EXERCISE BRIEF
Exactly the lines from the line holding "Convert this chart to Bokeh code." to the line holding "-0.003, 0.0, 0.0, 0.0, 0.0]", both lines included, are to be echoed; pictures are not.

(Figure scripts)
□ □ □ □ □
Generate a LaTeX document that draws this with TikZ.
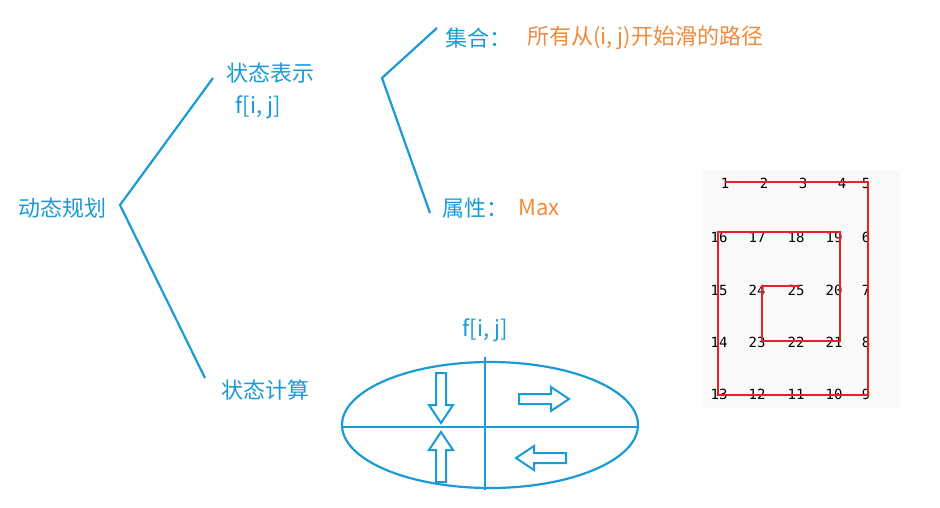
\documentclass[tikz,border=0pt]{standalone}
\usepackage{fontspec}
\setmainfont{Noto Sans CJK SC}
\newfontfamily\monof{DejaVu Sans Mono}
\definecolor{bl}{HTML}{1A9AD6}
\definecolor{og}{HTML}{F08A3C}
\definecolor{rd}{HTML}{E8202A}
\begin{document}
\begin{tikzpicture}[x=1pt,y=-1pt,
  lbl/.style={text=bl,font=\fontsize{22}{24}\selectfont,inner sep=0pt},
  olbl/.style={text=og,font=\fontsize{22}{24}\selectfont,inner sep=0pt},
  br/.style={draw=bl,line width=2.2pt},
  num/.style={font=\monof\fontsize{14}{14}\selectfont,inner sep=0pt},
  barrow/.style={draw=bl,line width=2pt}]
\useasboundingbox (0,0) rectangle (940,507);
\node[lbl] (dp) at (62,208) {动态规划};
\node[lbl] (rep) at (270,73) {状态表示};
\node[lbl] (fij) at (258,107) {f[i, j]};
\node[lbl] (calc) at (265,390) {状态计算};
\node[lbl,anchor=west] (set) at (445,38) {集合：};
\node[olbl,anchor=west] (setv) at (527,38) {所有从(i, j)开始滑的路径};
\node[lbl,anchor=west] (attr) at (442,208) {属性：};
\node[olbl,anchor=west] (attrv) at (518,208) {Max};
\node[lbl] (f2) at (485,330) {f[i, j]};
\coordinate (a) at (120,205);
\coordinate (b) at (382,78);
\draw[br] (213,78) -- (a) -- (205,378);
\draw[br] (437,28) -- (b) -- (430,213);
% ellipse
\draw[br] (490,425) ellipse [x radius=148, y radius=63];
\draw[br] (485,357) -- (485,490);
\draw[br] (342,427) -- (638,427);
\newcommand\barr[3]{\draw[barrow,shift={(#1,#2)},rotate=#3]
  (-24,-5) -- (8,-5) -- (8,-12) -- (26,0) -- (8,12) -- (8,5) -- (-24,5) -- cycle;}
\barr{441}{397}{-90}
\barr{543}{399}{0}
\barr{441}{458}{90}
\barr{542}{458}{180}
% grid
\fill[gray!5] (702,170) rectangle (900,408);
\foreach \t/\x/\y in {1/725/183,2/764/183,3/803/183,4/842/183,5/866/183,
 16/719/237,17/757/237,18/796/237,19/834/237,6/866/237,
 15/719/290,24/757/290,25/796/290,20/834/290,7/866/290,
 14/719/342,23/757/342,22/796/342,21/834/342,8/866/342,
 13/719/394,12/757/394,11/796/394,10/834/394,9/866/394}
  \node[num] at (\x,\y) {\t};
\draw[rd,line width=2pt] (725,182) -- (868,182) -- (868,395) -- (718,395) -- (718,232) -- (840,232) -- (840,341) -- (762,341) -- (762,286) -- (800,286);
\end{tikzpicture}
\end{document}
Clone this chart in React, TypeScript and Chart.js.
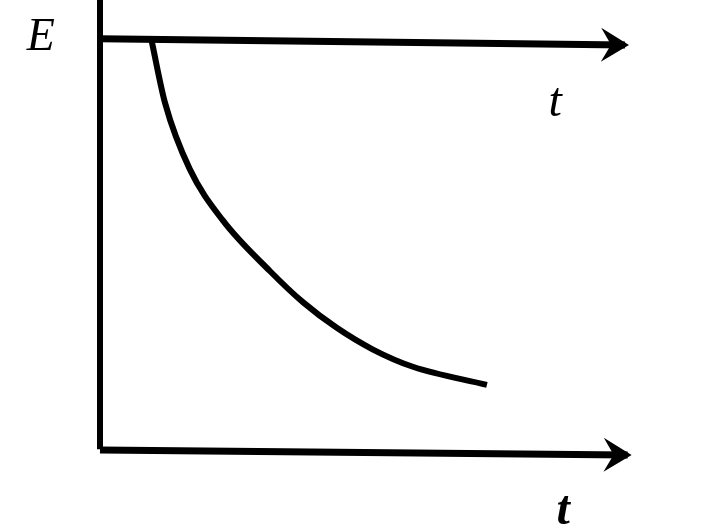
import React, { useEffect, useRef } from "react";
import Chart from "chart.js/auto";

// decaying curve E(t)
const curveT = [0.98, 1.24, 1.71, 2.34, 3.24, 3.87, 4.51, 5.2, 5.96, 7.37];
const curveE = [10.0, 8.46, 6.85, 5.6, 4.36, 3.6, 2.98, 2.45, 2.03, 1.59];

// constant E line (upper t axis)
const topT = [0, 10];
const topE = [10.03, 9.88];

// axes
const vAxisT = [0, 0];
const vAxisE = [0.02, 11.2];
const hAxisT = [0, 10.05];
const hAxisE = [0.0, -0.12];

const labels = [
  { text: "E", t: -1.13, e: 10.05, font: "italic 46px 'Liberation Serif'" },
  { text: "t", t: 8.67, e: 8.45, font: "italic 48px 'Liberation Serif'" },
  { text: "t", t: 8.82, e: -1.5, font: "italic bold 48px 'Liberation Serif'" },
];

const pts = (xs: number[], ys: number[]) => xs.map((x, i) => ({ x, y: ys[i] }));

const arrowPlugin = {
  id: "arrows",
  afterDatasetsDraw(chart: any) {
    const { ctx, scales } = chart;
    chart.data.datasets.forEach((ds: any) => {
      if (!ds.arrow) return;
      const n = ds.data.length;
      const a = ds.data[n - 2];
      const b = ds.data[n - 1];
      const x1 = scales.x.getPixelForValue(a.x);
      const y1 = scales.y.getPixelForValue(a.y);
      const x2 = scales.x.getPixelForValue(b.x);
      const y2 = scales.y.getPixelForValue(b.y);
      ctx.save();
      ctx.fillStyle = "#000";
      ctx.translate(x2, y2);
      ctx.rotate(Math.atan2(y2 - y1, x2 - x1));
      ctx.beginPath();
      ctx.moveTo(4, 0);
      ctx.lineTo(-24, -17);
      ctx.lineTo(-14, 0);
      ctx.lineTo(-24, 17);
      ctx.closePath();
      ctx.fill();
      ctx.restore();
    });
    ctx.save();
    ctx.fillStyle = "#000";
    ctx.textAlign = "center";
    ctx.textBaseline = "middle";
    labels.forEach((l) => {
      ctx.font = l.font;
      ctx.fillText(l.text, scales.x.getPixelForValue(l.t), scales.y.getPixelForValue(l.e));
    });
    ctx.restore();
  },
};

const App = () => {
  const canvasRef = useRef<HTMLCanvasElement | null>(null);

  useEffect(() => {
    const ctx = canvasRef.current?.getContext("2d");
    if (!ctx) return;

    const line = (data: any, width: number, arrow = false) => ({
      data,
      borderColor: "#000",
      borderWidth: width,
      pointRadius: 0,
      fill: false,
      tension: 0,
      arrow,
    });

    const chart = new Chart(ctx, {
      type: "line",
      data: {
        datasets: [
          { ...line(pts(curveT, curveE), 6), cubicInterpolationMode: "monotone" },
          line(pts(topT, topE), 7, true),
          line(pts(vAxisT, vAxisE), 6),
          line(pts(hAxisT, hAxisE), 7, true),
        ] as any,
      },
      options: {
        animation: false,
        responsive: true,
        maintainAspectRatio: false,
        layout: { padding: { left: 100, right: 89, top: 40, bottom: 79 } },
        plugins: { legend: { display: false }, tooltip: { enabled: false } },
        elements: { line: { borderCapStyle: "butt", borderJoinStyle: "round" } },
        datasets: { line: { clip: false } as any },
        scales: {
          x: { type: "linear", min: 0, max: 10, display: false },
          y: { type: "linear", min: 0, max: 10, display: false },
        },
      },
      plugins: [arrowPlugin],
    });

    return () => {
      chart.destroy();
    };
  }, []);

  return (
    <div style={{ position: "fixed", left: 0, top: 0, width: 714, height: 529, background: "#fff" }}>
      <canvas ref={canvasRef}></canvas>
    </div>
  );
};

export default App;
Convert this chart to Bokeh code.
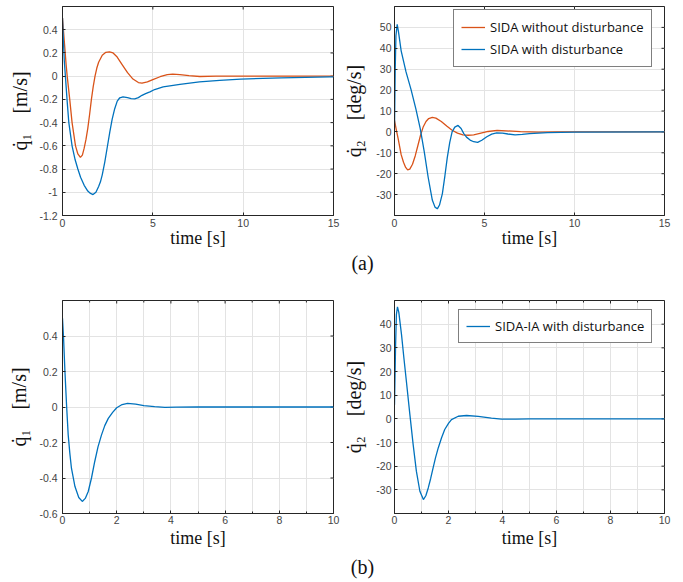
import math
from bokeh.plotting import figure
from bokeh.models import FixedTicker, Legend, LegendItem, Div, Range1d
from bokeh.layouts import column, row
from bokeh.embed import file_html
from bokeh.resources import INLINE

BLUE = "#0072BD"
ORANGE = "#D95319"
FRAME = "#262626"
GRID = "#e3e3e3"
TICKC = "#444444"

# ---------------- data: panel (a), q1 ----------------
t_a1_nodist = [0, 0.1, 0.2, 0.26, 0.4, 0.53, 0.72, 0.85, 0.99, 1.1, 1.2, 1.3, 1.4, 1.5, 1.6,
               1.7, 1.8, 1.9, 2.0, 2.2, 2.4, 2.6, 2.8, 3.0, 3.3, 3.6, 3.9, 4.2, 4.4, 4.7,
               5.0, 5.4, 5.8, 6.1, 6.5, 7.0, 7.6, 8.5, 10, 12, 15]
q1_a_nodist = [0.5, 0.3, 0.1, 0.0, -0.2, -0.4, -0.6, -0.67, -0.70, -0.68, -0.62, -0.545, -0.45,
               -0.33, -0.2, -0.09, 0.0, 0.07, 0.12, 0.18, 0.205, 0.21, 0.2, 0.17, 0.10, 0.03,
               -0.025, -0.055, -0.06, -0.05, -0.03, -0.005, 0.013, 0.018, 0.014, 0.004,
               -0.003, 0.0, 0.0, 0.0, 0.0]

t_a1_dist = [0, 0.05, 0.1, 0.16, 0.25, 0.35, 0.53, 0.7, 0.85, 1.0, 1.2, 1.4, 1.55, 1.69, 1.85,
             2.0, 2.1, 2.2, 2.34, 2.48, 2.62, 2.75, 2.89, 3.03, 3.17, 3.35, 3.6, 3.8, 4.0,
             4.2, 4.4, 4.6, 4.84, 5.1, 5.57, 6.5, 7.58, 8.7, 9.87, 12.1, 14.8, 15]
q1_a_dist = [0.5, 0.3, 0.13, 0.0, -0.2, -0.4, -0.6, -0.72, -0.8, -0.87, -0.94, -0.99, -1.01,
             -1.02, -1.0, -0.95, -0.91, -0.85, -0.74, -0.61, -0.48, -0.37, -0.28, -0.215,
             -0.186, -0.178, -0.185, -0.193, -0.195, -0.185, -0.165, -0.15, -0.135, -0.115,
             -0.093, -0.07, -0.05, -0.036, -0.025, -0.014, -0.006, -0.006]

# ---------------- data: panel (a), q2 ----------------
t_a2_nodist = [0, 0.1, 0.2, 0.37, 0.5, 0.62, 0.73, 0.85, 1.0, 1.15, 1.3, 1.45, 1.6, 1.75, 1.9,
               2.1, 2.3, 2.6, 2.9, 3.2, 3.5, 3.8, 4.1, 4.4, 4.8, 5.2, 5.7, 6.2, 7.0, 8.0,
               9.0, 15]
q2_a_nodist = [5.5, 1.0, -3.1, -10.9, -14.5, -17.0, -18.2, -17.8, -15.5, -11.5, -6.5, -1.5,
               2.5, 5.0, 6.4, 7.0, 6.6, 5.0, 2.8, 0.8, -0.6, -1.4, -1.6, -1.4, -0.6, 0.2,
               0.7, 0.5, 0.1, -0.1, 0.0, 0.0]

t_a2_dist = [0, 0.04, 0.08, 0.15, 0.22, 0.37, 0.64, 0.92, 1.19, 1.43, 1.65, 1.87, 2.1, 2.25,
             2.38, 2.5, 2.66, 2.8, 2.93, 3.07, 3.2, 3.35, 3.53, 3.7, 3.85, 4.0, 4.2, 4.4,
             4.62, 4.85, 5.13, 5.4, 5.68, 6.0, 6.3, 6.7, 7.1, 7.5, 8.5, 10, 15]
q2_a_dist = [2.0, 30.0, 46.0, 51.5, 48.0, 38.8, 28.7, 20.2, 10.9, 1.6, -9.3, -21.7, -32.6,
             -36.0, -36.8, -35.0, -29.5, -21.0, -12.4, -5.0, 0.0, 2.3, 3.1, 1.6, -0.8, -2.5,
             -3.9, -4.7, -5.0, -4.0, -2.3, -1.1, -0.5, -0.6, -1.0, -1.4, -1.2, -0.8, -0.3,
             -0.1, 0.0]

# ---------------- data: panel (b) ----------------
t_b1 = [0, 0.04, 0.09, 0.15, 0.21, 0.27, 0.33, 0.46, 0.6, 0.73, 0.84, 0.95, 1.07, 1.19, 1.31,
        1.44, 1.56, 1.69, 1.85, 2.0, 2.2, 2.4, 2.7, 3.0, 3.4, 3.78, 4.2, 5.0, 10]
q1_b = [0.5, 0.386, 0.2, 0.01, -0.157, -0.26, -0.345, -0.448, -0.51, -0.532, -0.515, -0.476,
        -0.4, -0.307, -0.225, -0.157, -0.105, -0.064, -0.03, -0.004, 0.014, 0.021, 0.016,
        0.0075, 0.002, -0.002, -0.001, 0.0, 0.0]

t_b2 = [0, 0.04, 0.07, 0.11, 0.16, 0.26, 0.35, 0.44, 0.57, 0.69, 0.81, 0.94, 1.07, 1.16, 1.25,
        1.34, 1.43, 1.52, 1.62, 1.74, 1.86, 2.0, 2.11, 2.36, 2.67, 3.1, 3.59, 3.96, 4.5,
        5.0, 10]
q2_b = [6.0, 31.0, 44.0, 47.3, 45.0, 35.6, 25.5, 15.9, 1.8, -10.8, -22.1, -30.6, -34.1, -32.5,
        -29.2, -25.2, -20.7, -16.4, -12.3, -8.1, -4.5, -1.9, -0.3, 1.1, 1.4, 1.0, 0.3, -0.1,
        -0.1, 0.0, 0.0]

# ---------------- ticks ----------------
xticks_a = [0, 5, 10, 15]
xticks_b = [0, 2, 4, 6, 8, 10]
xminor_b = [1, 3, 5, 7, 9]
yticks_a1 = [0.4, 0.2, 0, -0.2, -0.4, -0.6, -0.8, -1, -1.2]
ylabels_a1 = ["0.4", "0.2", "0", "-0.2", "-0.4", "-0.6", "-0.8", "-1", "-1.2"]
yticks_a2 = [50, 40, 30, 20, 10, 0, -10, -20, -30]
ylabels_a2 = ["50", "40", "30", "20", "10", "0", "-10", "-20", "-30"]
yticks_b1 = [0.4, 0.2, 0, -0.2, -0.4, -0.6]
ylabels_b1 = ["0.4", "0.2", "0", "-0.2", "-0.4", "-0.6"]
yticks_b2 = [40, 30, 20, 10, 0, -10, -20, -30]
ylabels_b2 = ["40", "30", "20", "10", "0", "-10", "-20", "-30"]

legend_a = ["SIDA without disturbance", "SIDA with disturbance"]
legend_b = ["SIDA-IA with disturbance"]

XLABEL = "time [s]"
YLABEL1 = "q\u0307\u2081\u2003[m/s]"
YLABEL2 = "q\u0307\u2082\u2003[deg/s]"


def make_fig(width, height, xr, yr, xt, xminor, yt, ylab_txt, ylabel,
             mbl, mbr, mbt, mbb, ystand, ylabstand, xstand, xlabstand):
    p = figure(width=width, height=height, x_range=Range1d(*xr), y_range=Range1d(*yr),
               output_backend="svg", toolbar_location=None,
               min_border_left=mbl, min_border_right=mbr,
               min_border_top=mbt, min_border_bottom=mbb)
    p.outline_line_color = FRAME
    p.outline_line_width = 1
    p.background_fill_color = "white"
    p.border_fill_color = "white"

    xa = p.xaxis[0]
    xa.ticker = FixedTicker(ticks=xt, minor_ticks=xminor)
    xa.major_label_overrides = {v: str(v) for v in xt}
    ya = p.yaxis[0]
    ya.ticker = FixedTicker(ticks=yt, minor_ticks=[])
    ya.major_label_overrides = {v: s for v, s in zip(yt, ylab_txt)}
    for ax in (xa, ya):
        ax.axis_line_color = FRAME
        ax.major_tick_in = 3
        ax.major_tick_out = 0
        ax.minor_tick_in = 2
        ax.minor_tick_out = 0
        ax.major_tick_line_color = FRAME
        ax.minor_tick_line_color = FRAME
        ax.major_label_text_font = "Liberation Sans"
        ax.major_label_text_font_size = "10.5px"
        ax.major_label_text_color = TICKC
        ax.axis_label_text_font = "Liberation Serif"
        ax.axis_label_text_font_style = "normal"
        ax.axis_label_text_color = "#111111"
    xa.axis_label = XLABEL
    xa.axis_label_text_font_size = "18px"
    xa.major_label_standoff = xstand
    xa.axis_label_standoff = xlabstand
    ya.axis_label = ylabel
    ya.axis_label_text_font_size = "20px"
    ya.major_label_standoff = ystand
    ya.axis_label_standoff = ylabstand

    # inward tick marks on the top and right edges of the box (clipped to the frame)
    p.scatter(x=xt, y=[yr[1]] * len(xt), marker="dash", angle=math.pi / 2, size=6,
              line_color=FRAME, line_width=1)
    if xminor:
        p.scatter(x=xminor, y=[yr[1]] * len(xminor), marker="dash", angle=math.pi / 2,
                  size=4, line_color=FRAME, line_width=1)
    p.scatter(x=[xr[1]] * len(yt), y=yt, marker="dash", size=6,
              line_color=FRAME, line_width=1)

    p.xgrid.ticker = FixedTicker(ticks=xt, minor_ticks=xminor)
    p.ygrid.ticker = FixedTicker(ticks=yt, minor_ticks=[])
    p.xgrid.grid_line_color = GRID
    p.ygrid.grid_line_color = GRID
    p.xgrid.grid_line_width = 1
    p.ygrid.grid_line_width = 1
    if xminor:
        p.xgrid.minor_grid_line_color = GRID
    return p


def make_legend(p, labels, renderers, loc, lh):
    leg = Legend(items=[LegendItem(label=l, renderers=[r]) for l, r in zip(labels, renderers)],
                 location=loc, padding=7, spacing=2, label_height=lh, glyph_height=lh,
                 glyph_width=24, label_standoff=5, margin=0,
                 border_line_color="#000000", border_line_width=1,
                 background_fill_color="white", background_fill_alpha=1,
                 label_text_font="Open Sans", label_text_font_size="13px",
                 label_text_color="#111111")
    p.add_layout(leg, "center")


LW = 1.3

# panel (a) left
p1 = make_fig(340, 250, (0, 15), (-1.2, 0.6), xticks_a, [], yticks_a1, ylabels_a1, YLABEL1,
              62, 7, 6, 32, 5, 5, 3, -2)
p1.line(t_a1_nodist, q1_a_nodist, line_color=ORANGE, line_width=LW)
p1.line(t_a1_dist, q1_a_dist, line_color=BLUE, line_width=LW)

# panel (a) right
p2 = make_fig(342, 250, (0, 15), (-40, 60), xticks_a, [], yticks_a2, ylabels_a2, YLABEL2,
              53, 18, 6, 32, 3, 8, 3, -2)
r_or = p2.line(t_a2_nodist, q2_a_nodist, line_color=ORANGE, line_width=LW)
r_bl = p2.line(t_a2_dist, q2_a_dist, line_color=BLUE, line_width=LW)
make_legend(p2, legend_a, [r_or, r_bl], (59, 148), 20)

# panel (b) left
p3 = make_fig(340, 271, (0, 10), (-0.6, 0.6), xticks_b, xminor_b, yticks_b1, ylabels_b1, YLABEL1,
              62, 7, 20, 38, 5, 6, 2, 1)
p3.line(t_b1, q1_b, line_color=BLUE, line_width=LW)

# panel (b) right
p4 = make_fig(342, 271, (0, 10), (-40, 50), xticks_b, xminor_b, yticks_b2, ylabels_b2, YLABEL2,
              53, 18, 20, 38, 3, 8, 2, 1)
r_b = p4.line(t_b2, q2_b, line_color=BLUE, line_width=LW)
make_legend(p4, legend_b, [r_b], (64, 170), 16)

cap_style = ("margin-left:50px; width:625px; text-align:center; "
             "font-family:'Liberation Serif'; font-size:20px; color:#111;")
cap_a = Div(text='<div style="%s line-height:26px;">(a)</div>' % cap_style,
            width=682, height=30, margin=0)
cap_b = Div(text='<div style="%s padding-top:4px; line-height:24px;">(b)</div>' % cap_style,
            width=682, height=30, margin=0)

layout = column(row(p1, p2), cap_a, row(p3, p4), cap_b)

open("out.html", "w").write(file_html(layout, INLINE))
□ □ □ □ □
EXPECTED OUTPUT
Convert this chart to Bokeh code.
import math
from bokeh.plotting import figure
from bokeh.models import FixedTicker, Legend, LegendItem, Div, Range1d
from bokeh.layouts import column, row
from bokeh.embed import file_html
from bokeh.resources import INLINE

BLUE = "#0072BD"
ORANGE = "#D95319"
FRAME = "#262626"
GRID = "#e3e3e3"
TICKC = "#444444"

# ---------------- data: panel (a), q1 ----------------
t_a1_nodist = [0, 0.1, 0.2, 0.26, 0.4, 0.53, 0.72, 0.85, 0.99, 1.1, 1.2, 1.3, 1.4, 1.5, 1.6,
               1.7, 1.8, 1.9, 2.0, 2.2, 2.4, 2.6, 2.8, 3.0, 3.3, 3.6, 3.9, 4.2, 4.4, 4.7,
               5.0, 5.4, 5.8, 6.1, 6.5, 7.0, 7.6, 8.5, 10, 12, 15]
q1_a_nodist = [0.5, 0.3, 0.1, 0.0, -0.2, -0.4, -0.6, -0.67, -0.70, -0.68, -0.62, -0.545, -0.45,
               -0.33, -0.2, -0.09, 0.0, 0.07, 0.12, 0.18, 0.205, 0.21, 0.2, 0.17, 0.10, 0.03,
               -0.025, -0.055, -0.06, -0.05, -0.03, -0.005, 0.013, 0.018, 0.014, 0.004,
               -0.003, 0.0, 0.0, 0.0, 0.0]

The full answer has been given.